Complications from central lines for brain tumours

PDF download is not available for Arabic and Urdu languages at this time. Please use the browser print function instead

An in-depth discussion of the possible complications from central line treatments for children with brain tumours.

Key points

  • Bacterial infection is a common complication of central lines.
  • Bacterial infections can be treated with antibiotics.

Central lines are thin tubes inserted into a large vein leading to the heart. Central lines can be used to provide chemotherapy drugs, antibiotics, other medicines, fluids, and nutrition to your child intravenously. They can also be used to remove blood for tests.

Infections of central lines

One common complication of central lines is bacterial infection. The main symptoms of bacterial infection are fever, with or without chills, and swelling of the skin in the area where the central line enters the vein. Bacterial infection can be diagnosed with a blood test, although sometimes it is difficult to say for sure that the infection is due to the central line.
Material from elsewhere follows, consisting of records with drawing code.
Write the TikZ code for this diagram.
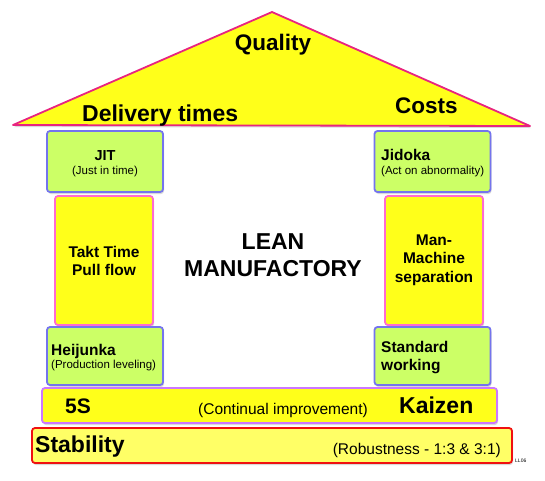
\documentclass[tikz,border=0pt]{standalone}
\usepackage{fontspec}
\setmainfont{Liberation Sans}
\usetikzlibrary{shadows}
\definecolor{roofyellow}{HTML}{FFFF1A}
\definecolor{roofpink}{HTML}{E8247F}
\definecolor{leafgreen}{HTML}{CCFF66}
\definecolor{boxblue}{HTML}{7474EE}
\definecolor{pillarpink}{HTML}{FF6AD0}
\definecolor{barviolet}{HTML}{CC77FF}
\definecolor{paleyellow}{HTML}{FFFF66}
\definecolor{barred}{HTML}{F01010}
\newcommand{\fsz}[1]{\fontsize{#1}{1.2\dimexpr#1pt\relax}\selectfont}
\tikzset{
  shade/.style={drop shadow={opacity=0.3,shadow xshift=1pt,shadow yshift=-2pt}},
  greenbox/.style={draw=boxblue,fill=leafgreen,line width=1.8pt,rounded corners=3pt,
    minimum width=116pt,minimum height=#1,inner sep=0pt,shade},
  pillar/.style={draw=pillarpink,fill=roofyellow,line width=1.8pt,rounded corners=3pt,
    minimum width=98pt,minimum height=129pt,inner sep=0pt,align=center,shade},
  bar/.style={rounded corners=3pt,minimum height=35pt,inner sep=0pt,line width=1.8pt,shade},
  big/.style={font=\bfseries\fsz{22.5},inner sep=0pt},
  mid/.style={font=\bfseries\fsz{15.5},inner sep=0pt},
  small/.style={font=\fsz{11.5},inner sep=0pt},
}
\begin{document}
\begin{tikzpicture}[x=1pt,y=-1pt]
  \useasboundingbox (0,0) rectangle (545,480);
  % roof
  \draw[roofpink,fill=roofyellow,line width=1.8pt,line join=round,shade]
    (13,125) -- (272,12) -- (530,126) -- cycle;
  \node[big,anchor=base] (quality) at (273,50) {Quality};
  \node[big,font=\bfseries\fsz{23},anchor=base west] (delivery) at (82,121) {Delivery times};
  \node[big,anchor=base west] (costs) at (395,113) {Costs};
  % left pillar
  \node[greenbox=61pt] (jit) at (105,161.5) {};
  \node[pillar] (takt) at (104,260.5) {};
  \node[greenbox=58pt] (heijunka) at (105,356) {};
  \node[mid,font=\bfseries\fsz{14.5},anchor=base] (jitname) at (105,160) {JIT};
  \node[small,anchor=base] (jitsub) at (105,174.5) {(Just in time)};
  \node[mid,align=center] (tokt) at (104,261) {Takt Time\\Pull flow};
  \node[mid,anchor=base west] (heiname) at (51,355) {Heijunka};
  \node[small,anchor=base west] (heisub) at (51,368.5) {(Production leveling)};
  % right pillar
  \node[greenbox=61pt] (jidoka) at (432.5,161.5) {};
  \node[pillar] (manmach) at (434,260.5) {};
  \node[greenbox=58pt] (standard) at (432.5,356) {};
  \node[mid,anchor=base west] (jidname) at (381,160) {Jidoka};
  \node[small,anchor=base west] (jidsub) at (381,174.5) {(Act on abnormality)};
  \node[mid,align=center] (mmtext) at (434,260) {Man-\\Machine\\separation};
  \node[mid,anchor=base west] (stdname) at (381,352) {Standard};
  \node[mid,anchor=base west] (stdname2) at (381,370) {working};
  % centre
  \node[font=\bfseries\fsz{23},align=center] (lean) at (273,255) {LEAN\\MANUFACTORY};
  % base bars
  \node[bar,draw=barviolet,fill=roofyellow,minimum width=455pt] (kaizen) at (269.5,405.5) {};
  \node[bar,draw=barred,fill=paleyellow,minimum width=480pt] (stability) at (272,445.5) {};
  \node[font=\bfseries\fsz{21},inner sep=0pt,anchor=base west] (fives) at (65,413) {5S};
  \node[font=\fsz{15.5},inner sep=0pt,anchor=base] (contin) at (283,414) {(Continual improvement)};
  \node[font=\bfseries\fsz{23},inner sep=0pt,anchor=base west] (kainame) at (399,413) {Kaizen};
  \node[font=\bfseries\fsz{23},inner sep=0pt,anchor=base west] (stabname) at (35,452) {Stability};
  \node[font=\fsz{15.5},inner sep=0pt,anchor=base east] (robust) at (501,454) {(Robustness - 1:3 \& 3:1)};
  \node[font=\fsz{5},inner sep=0pt,anchor=base west] (tag) at (515,462) {LL06};
\end{tikzpicture}
\end{document}
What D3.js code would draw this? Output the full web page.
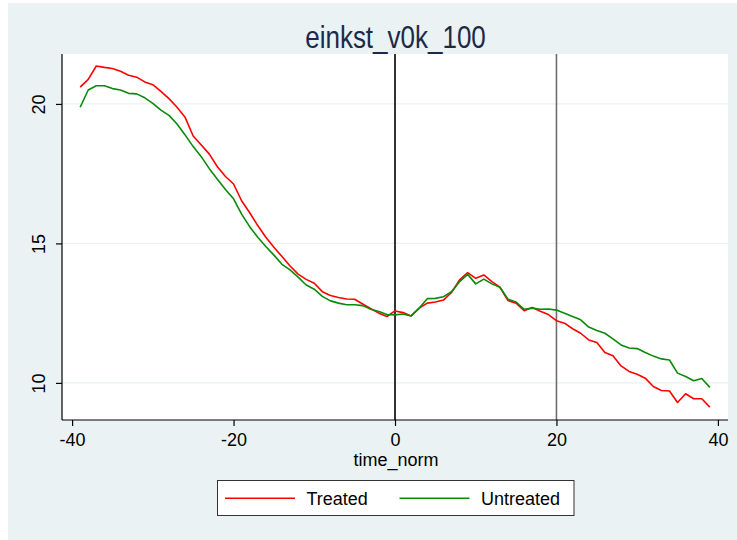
<!DOCTYPE html>
<html><head><meta charset="utf-8">
<script src="https://cdn.jsdelivr.net/npm/d3@7"></script>
<style>body{margin:0;background:#fff}svg{display:block}text{font-family:"Liberation Sans",Arial,sans-serif}</style>
</head><body>
<svg id="c" width="737" height="540"></svg>
<script>
const title = "einkst_v0k_100";
const xLabel = "time_norm";
const seriesNames = ["Treated", "Untreated"];
const timeNorm = d3.range(-39, 40);
const treated = [20.6,20.88,21.36,21.31,21.27,21.17,21.03,20.96,20.79,20.69,20.45,20.19,19.88,19.52,18.85,18.53,18.2,17.75,17.4,17.13,
  16.53,16.1,15.64,15.22,14.86,14.53,14.19,13.9,13.71,13.57,13.27,13.13,13.06,13.01,13.0,12.83,12.66,12.5,12.38,
  12.58,12.52,12.4,12.68,12.86,12.9,12.97,13.24,13.69,13.95,13.75,13.87,13.63,13.43,12.95,12.86,12.59,12.7,12.57,12.45,
  12.23,12.14,11.94,11.78,11.54,11.45,11.09,10.97,10.61,10.41,10.31,10.17,9.87,9.73,9.71,9.3,9.61,9.43,9.43,9.13];
const untreated = [19.88,20.5,20.65,20.65,20.55,20.5,20.38,20.36,20.22,20.02,19.78,19.59,19.28,18.89,18.47,18.11,17.68,17.3,16.93,16.6,
  16.05,15.6,15.22,14.89,14.58,14.25,14.05,13.79,13.51,13.36,13.1,12.94,12.86,12.8,12.8,12.77,12.64,12.56,12.45,
  12.44,12.47,12.4,12.68,13.02,13.03,13.09,13.27,13.63,13.89,13.55,13.72,13.55,13.43,13.0,12.9,12.64,12.68,12.64,12.65,
  12.61,12.5,12.38,12.26,12.0,11.88,11.78,11.58,11.36,11.25,11.23,11.09,10.96,10.86,10.82,10.35,10.23,10.08,10.16,9.84];
const xTicks = [-40, -20, 0, 20, 40];
const yTicks = [10, 15, 20];
const refLines = [0, 20];

const svg = d3.select("#c");
const bg = "#eaf2f3";
svg.append("rect").attr("x",8).attr("y",3).attr("width",729).attr("height",537).attr("fill",bg);

const L = 62, R = 728, T = 54, B = 420;
svg.append("rect").attr("x",L).attr("y",T).attr("width",R-L).attr("height",B-T).attr("fill","#fff");

const x = d3.scaleLinear().domain([-41.25, 41.25]).range([L, R]);
const y = d3.scaleLinear().domain([8.67, 21.79]).range([B, T]);

svg.append("g").selectAll("line").data(yTicks).join("line")
  .attr("x1",L).attr("x2",R).attr("y1",d=>y(d)).attr("y2",d=>y(d))
  .attr("stroke",bg).attr("stroke-width",1.2);

svg.append("g").selectAll("line").data(refLines).join("line")
  .attr("x1",d=>x(d)).attr("x2",d=>x(d)).attr("y1",T).attr("y2",B)
  .attr("stroke",(d,i)=>i===0?"#000":"#6e6e6e").attr("stroke-width",1.6);

const line = d3.line().x((d,i)=>x(timeNorm[i])).y(d=>y(d));
svg.append("path").datum(treated).attr("d",line).attr("fill","none").attr("stroke","#ff0000").attr("stroke-width",1.6).attr("stroke-linejoin","round");
svg.append("path").datum(untreated).attr("d",line).attr("fill","none").attr("stroke","#0a8a0a").attr("stroke-width",1.6).attr("stroke-linejoin","round");

const fmt = d => String(d);
const xAxis = svg.append("g").attr("transform",`translate(0,${B})`)
  .call(d3.axisBottom(x).tickValues(xTicks).tickSize(6).tickFormat(fmt));
const yAxis = svg.append("g").attr("transform",`translate(${L},0)`)
  .call(d3.axisLeft(y).tickValues(yTicks).tickSize(6).tickFormat(fmt));
[xAxis,yAxis].forEach(a=>{
  a.select(".domain").attr("stroke","#000").attr("stroke-width",1.2);
  a.selectAll(".tick line").attr("stroke","#000").attr("stroke-width",1.2);
  a.selectAll("text").attr("fill","#000").style("font-size","18px");
});
xAxis.select(".domain").attr("d",`M${L},0H${R}`);
yAxis.select(".domain").attr("d",`M0,${T}V${B}`);
xAxis.selectAll(".tick text").attr("y",0).attr("dy",0).attr("transform","translate(0,25.5) scale(1,1.05)");
yAxis.selectAll(".tick text").attr("x",0).attr("dy",0).attr("text-anchor","middle")
  .attr("transform","translate(-17,0) rotate(-90) scale(1,1.05)");

svg.append("text").attr("text-anchor","middle")
  .attr("transform","translate(395.5,48.3) scale(1,1.23)")
  .style("font-size","26px").attr("fill","#1c2a4a").text(title);
svg.append("text").attr("text-anchor","middle")
  .attr("transform","translate(396,466) scale(1,1.05)")
  .style("font-size","18px").attr("fill","#000").text(xLabel);

const lg = svg.append("g");
lg.append("rect").attr("x",217.5).attr("y",480.5).attr("width",356.5).attr("height",35)
  .attr("fill","#fff").attr("stroke","#333").attr("stroke-width",1);
const legendItems = [{name:seriesNames[0],color:"#ff0000",x0:225},{name:seriesNames[1],color:"#0a8a0a",x0:399.5}];
legendItems.forEach(it=>{
  lg.append("line").attr("x1",it.x0).attr("x2",it.x0+70).attr("y1",498.3).attr("y2",498.3).attr("stroke",it.color).attr("stroke-width",1.6);
  lg.append("text").attr("transform",`translate(${it.x0+81.5},505) scale(1,1.05)`).style("font-size","18px").attr("fill","#000").text(it.name);
});
</script>
</body></html>
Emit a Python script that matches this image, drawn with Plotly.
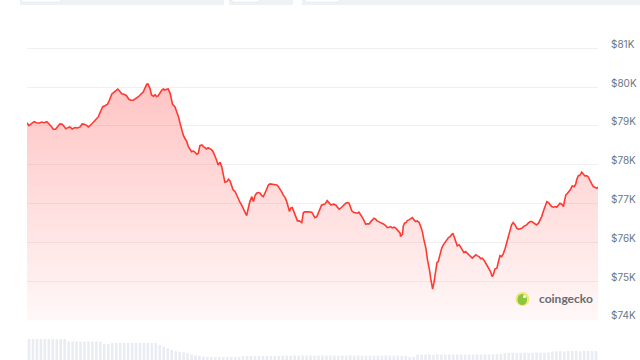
import plotly.graph_objects as go

# ---- data ----
minutes = [0,5,12,18,24,30,37,43,50,56,62,66,72,77,83,89,94,98,103,108,114,121,127,134,139,145,151,155,161,167,
           174,180,186,191,197,203,208,214,219,224,229,235,239,245,251,257,262,268,274,281,287,293,298,302,305,310,314,319,323,327,
           331,335,340,344,348,352,356,361,365,367,373,378,382,386,390,394,398,403,407,411,415,419,424,428,432,436,441,445,449,453,
           457,462,466,470,474,478,482,487,491,495,499,504,508,512,516,520,525,529,533,537,541,546,550,554,558,562,567,571,575,579,
           583,588,592,596,600,605,609,613,617,621,625,630,634,638,642,646,651,655,659,662,665,669,673,678,682,687,693,697,701,709,
           718,722,726,731,735,739,743,747,752,757,762,766,770,774,779,783,787,791,795,799,804,808,812,816,819,823,829,833,837,842,
           846,850,854,858,863,867,871,875,879,883,888,892,896,900,905,909,913,917,921,926,930,934,938,941,942,947,949,952,956,959,
           963,968,972,976,980,984,989,993,997,1001,1006,1010,1012,1015,1018,1021,1023,1026,1029,1032,1034,1037,1042,1046,1050,1054,1058,1063,1067,1071,
           1074,1077,1081,1085,1090,1094,1098,1102,1106,1110,1115,1119,1123,1127,1132,1136,1140,1144,1148,1153,1157,1161,1165,1169,1173,1176,1180,1185,1189,1193,
           1197,1201,1206,1210,1214,1218,1222,1226,1231,1235,1239,1243,1248,1252,1256,1260,1264,1269,1273,1277,1281,1285,1290,1294,1298,1302,1306,1311,1315,1319,
           1323,1327,1332,1336,1340,1344,1348,1353,1355,1359,1363,1367,1371,1375,1380,1384,1386,1390,1395,1399,1403,1407,1412,1416,1420,1424,1428,1432,1437,1440]

price = [79084,79007,79069,79110,79084,79069,79102,79084,79110,79051,78981,78914,78914,78981,79051,79043,78981,78930,78956,78974,
         78922,78956,78948,78974,79051,79043,79007,78974,79025,79095,79172,79239,79386,79497,79522,79559,79669,79824,79868,79901,
         79953,79883,79832,79816,79780,79687,79662,79662,79703,79754,79816,79876,79986,80074,80082,79971,79798,79765,79806,79754,
         79780,79842,79927,79953,79927,79945,79953,79842,79669,79559,79497,79368,79239,79069,78896,78767,78682,78595,78466,78381,
         78337,78355,78322,78270,78296,78492,78510,78466,78425,78407,78440,78407,78381,78322,78234,78123,77994,78064,77951,77693,
         77549,77564,77626,77582,77479,77350,77306,77203,77092,77033,76964,76860,76750,76688,76878,77049,77177,77049,77203,77265,
         77281,77265,77203,77177,77265,77394,77479,77505,77497,77497,77479,77479,77435,77376,77306,77221,77152,77049,76920,76791,
         76878,76894,76791,76636,76551,76551,76507,76765,76783,76783,76775,76706,76636,76662,76750,76853,76964,76971,76989,77074,
         77007,76964,76971,76982,76956,76904,76853,76878,76920,76964,77007,77023,77007,76904,76809,76775,76750,76750,76775,76714,
         76636,76559,76466,76474,76474,76533,76577,76621,76595,76551,76525,76507,76482,76466,76422,76379,76389,76404,76371,76389,
         76363,76319,76275,76234,76147,76208,76422,76492,76507,76559,76577,76610,76636,76577,76533,76551,76507,76404,76275,76062,
         75848,75546,75461,75289,75075,74858,74791,74946,75116,75289,75477,75502,75719,75848,75933,75992,76080,76121,76147,76190,
         76234,76147,76018,75907,75933,75873,75804,75734,75760,75719,75675,75631,75590,75631,75675,75649,75631,75580,75590,75528,
         75461,75374,75332,75245,75116,75160,75307,75332,75502,75657,75631,75701,75848,76018,76190,76319,76448,76507,76448,76363,
         76337,76345,76363,76404,76422,76448,76492,76533,76533,76507,76474,76448,76492,76577,76662,76791,76920,77049,77023,76964,
         76920,76904,76920,76904,76964,77007,76989,76920,77049,77221,77265,77306,77368,77453,77435,77505,77608,77711,77737,77806,
         77762,77711,77711,77677,77590,77505,77435,77420,77394,77420]

volume = [21, 21, 20.8, 21, 21, 20.9, 21, 20.7, 21, 20.8,
          18.6, 18.4, 18.5, 18.3, 18.6, 18.5, 18.4, 18.6, 18.2,
          16.2, 16.0,
          17.2, 17.0, 17.3, 17.1, 16.9, 17.2, 17.0, 17.3, 17.1, 17.2, 17.0, 16.8,
          15.2, 13.5, 11.8, 10.2,
          8.8, 8.1, 7.6, 6.8,
          5.6, 4.8, 4.2, 3.6, 3.2,
          3.0, 2.8, 3.1, 2.9, 3.0, 3.2, 3.0, 3.3,
          3.8, 4.0, 4.1, 3.9, 4.2, 4.0, 4.1, 3.9, 4.2, 4.0, 4.3,
          4.4, 4.2, 4.5, 4.3, 4.6, 4.4, 4.5, 4.2, 4.4, 4.6, 4.3, 4.5, 4.4, 4.2, 4.5, 4.3,
          4.6, 4.4, 4.5, 4.3, 4.4, 4.2, 4.5, 4.3, 4.4, 4.6, 4.3, 4.5, 4.4, 4.2, 4.3,
          3.0, 3.2,
          5.2, 5.4, 5.3, 5.5, 5.1, 5.6, 5.4, 5.2, 5.5, 5.3, 5.6, 5.4, 5.2, 5.5, 5.3, 5.6,
          5.4, 5.5, 5.7, 5.6, 5.8, 6.0,
          6.8, 7.0, 7.2, 6.9, 7.1, 7.3, 7.0, 7.2, 7.4, 7.1, 7.3, 7.5,
          8.4, 8.7, 8.9, 8.6, 9.0, 8.8, 9.1, 8.7, 9.0, 9.2, 8.9, 9.1]
volume_minutes = [10 * i + 5 for i in range(len(volume))]

tick_values = [74000, 75000, 76000, 77000, 78000, 79000, 80000, 81000]
tick_labels = ["$74K", "$75K", "$76K", "$77K", "$78K", "$79K", "$80K", "$81K"]

# ---- figure ----
fig = go.Figure()

fig.add_trace(go.Bar(
    x=volume_minutes, y=volume, yaxis="y2",
    marker=dict(color="#e9ecf2", line=dict(width=0)),
    hoverinfo="skip", showlegend=False,
))

fig.add_trace(go.Scatter(
    x=minutes, y=price, mode="lines",
    line=dict(color="#ff3a33", width=1.6),
    fill="tozeroy",
    fillgradient=dict(
        type="vertical",
        colorscale=[[0, "rgba(255,70,70,0.04)"], [1, "rgba(255,70,70,0.32)"]],
        start=74000, stop=80100,
    ),
    hoverinfo="skip", showlegend=False,
))

W0, W1 = 27, 598
H_TOP, H_BOT = 40, 360
def px(x):
    return (x - W0) / (W1 - W0)
def py(y):
    return (H_BOT - y) / (H_BOT - H_TOP)

shapes = []
# top tab bars (cut off UI)
for a, b in [(20, 224), (229, 293), (302, 642)]:
    shapes.append(dict(type="rect", xref="paper", yref="paper", x0=px(a), x1=px(b), y0=py(5), y1=py(-2),
                       fillcolor="#eff2f5", line=dict(width=0), layer="above"))
for a, b in [(22, 61), (232, 259), (305, 339)]:
    shapes.append(dict(type="rect", xref="paper", yref="paper", x0=px(a), x1=px(b), y0=py(2), y1=py(-2),
                       fillcolor="#ffffff", line=dict(color="#e3e6ea", width=0.6), layer="above"))
# coingecko logo
shapes.append(dict(type="circle", xref="paper", yref="paper", x0=px(515.5), x1=px(529.5), y0=py(306), y1=py(292),
                   fillcolor="#f1e77a", line=dict(width=0), layer="above"))
shapes.append(dict(type="circle", xref="paper", yref="paper", x0=px(517.5), x1=px(527), y0=py(305), y1=py(294),
                   fillcolor="#8cc63f", line=dict(width=0), layer="above"))
shapes.append(dict(type="circle", xref="paper", yref="paper", x0=px(523), x1=px(526), y0=py(298), y1=py(295),
                   fillcolor="#ffffff", line=dict(width=0), layer="above"))

fig.update_layout(
    width=640, height=360,
    margin=dict(l=W0, r=640 - W1, t=H_TOP, b=0),
    paper_bgcolor="white", plot_bgcolor="white",
    bargap=0.35,
    showlegend=False,
    xaxis=dict(range=[0, 1440], visible=False, fixedrange=True),
    yaxis=dict(
        domain=[py(320), 1.0],
        range=[73995, 74000 + 280 / 38.8 * 1000],
        side="right",
        tickvals=tick_values, ticktext=tick_labels,
        showgrid=True, gridcolor="#eff0f3", gridwidth=1,
        zeroline=False, showline=False, ticks="",
        ticklabelstandoff=12, ticklabelshift=-4,
        tickfont=dict(family="Inter, Open Sans, sans-serif", size=10, color="#6b7785"),
    ),
    yaxis2=dict(domain=[0, py(336)], range=[0, 24], visible=False, anchor="x"),
    shapes=shapes,
    annotations=[dict(
        text="<b>coingecko</b>", xref="paper", yref="paper", x=px(537), y=py(298.5),
        xanchor="left", yanchor="middle", showarrow=False,
        font=dict(family="Lato, Inter, sans-serif", size=12, color="#686b70"),
    )],
)

fig.write_html("out.html")
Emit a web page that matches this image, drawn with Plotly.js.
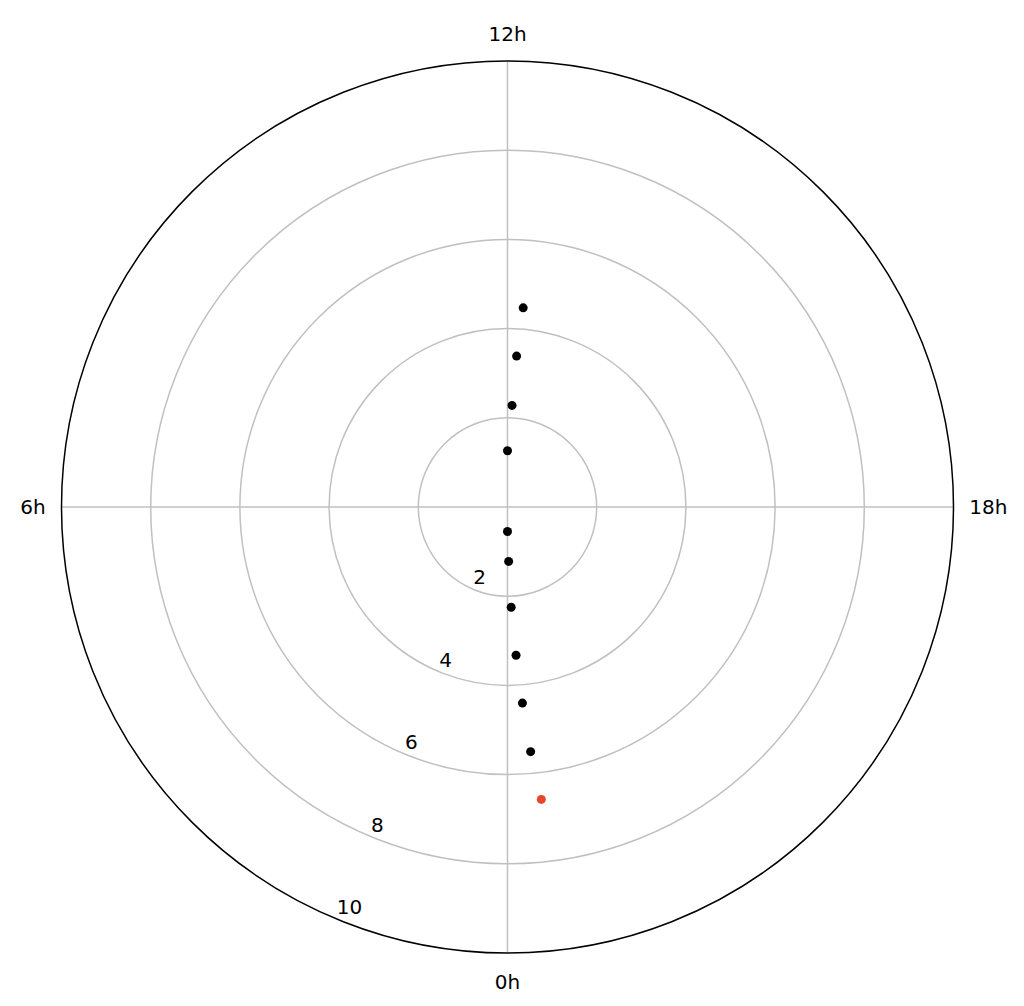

Central line bacterial infections are treated with antibiotics. The choice of antibiotics is determined by how ill the child is, and what the bacteria is thought to be. Antibiotics are usually started intravenously until the child has stabilized. Then a switch may be made to an oral agent. Your child's doctor will determine how long they need to receive antibiotics for, depending on how serious the infection is. In some rare situations, and with certain types of bacteria, the central line may need to be removed. Once the infection is cured, the central line can be reinserted.